Pre‑training time‑series models is difficult because domain shifts in temporal dynamics, trends, and cyclic effects can degrade downstream performance, and unlike other modalities, time‑ and frequency‑based representations of the same signal are expected to be close in time‑frequency space. The authors aim to develop a pre‑training method that adapts to target domains with differing temporal dynamics without requiring target‑domain examples, by enforcing time‑frequency consistency. They propose a decomposable self‑supervised model that trains time and frequency components separately via contrastive estimation of their distance, and evaluate it on eight diverse datasets. Across eight state‑of‑the‑art baselines, the TF‑C method improves average F1 by 15.4 % in one‑to‑one fine‑tuning and precision by 8.4 % in one‑to‑many scenarios. Code and datasets are available at https://github.com/mims-harvard/TFC-pretraining.

Abstract

Pre-training on time series poses a unique challenge due to the potential mismatch between pre-training and target domains, such as shifts in temporal dynamics, fast-evolving trends, and long-range and short-cyclic effects, which can lead to poor downstream performance. While domain adaptation methods can mitigate these shifts, most methods need examples directly from the target domain, making them suboptimal for pre-training. To address this challenge, methods need to accommodate target domains with different temporal dynamics and be capable of doing so without seeing any target examples during pre-training.

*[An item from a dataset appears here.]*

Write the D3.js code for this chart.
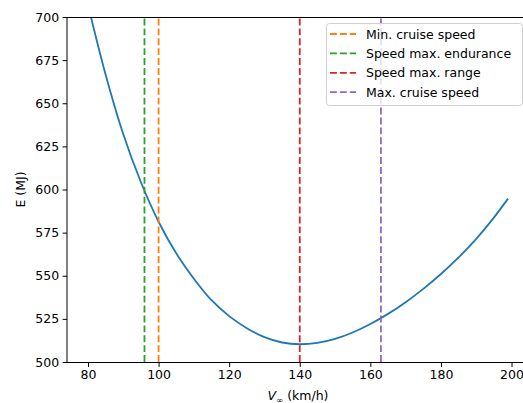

Relative to other modalities, in time series, we expect that time-based and frequency-based representations of the same example are located close together in the time-frequency space. To this end, we posit that time-frequency consistency (TF-C) -- embedding a time-based neighborhood of an example close to its frequency-based neighborhood -- is desirable for pre-training. Motivated by TF-C, we define a decomposable pre-training model, where the self-supervised signal is provided by the distance between time and frequency components, each individually trained by contrastive estimation. We evaluate the new method on eight datasets, including electrodiagnostic testing, human activity recognition, mechanical fault detection, and physical status monitoring. Experiments against eight state-of-the-art methods show that TF-C outperforms baselines by 15.4% (F1 score) on average in one-to-one settings (e.g., fine-tuning an EEG-pretrained model on EMG data) and by 8.4% (precision) in challenging one-to-many settings (e.g., fine-tuning an EEG-pretrained model for either hand-gesture recognition or mechanical fault prediction), reflecting the breadth of scenarios that arise in real-world applications. Code and datasets: https://github.com/mims-harvard/TFC-pretraining.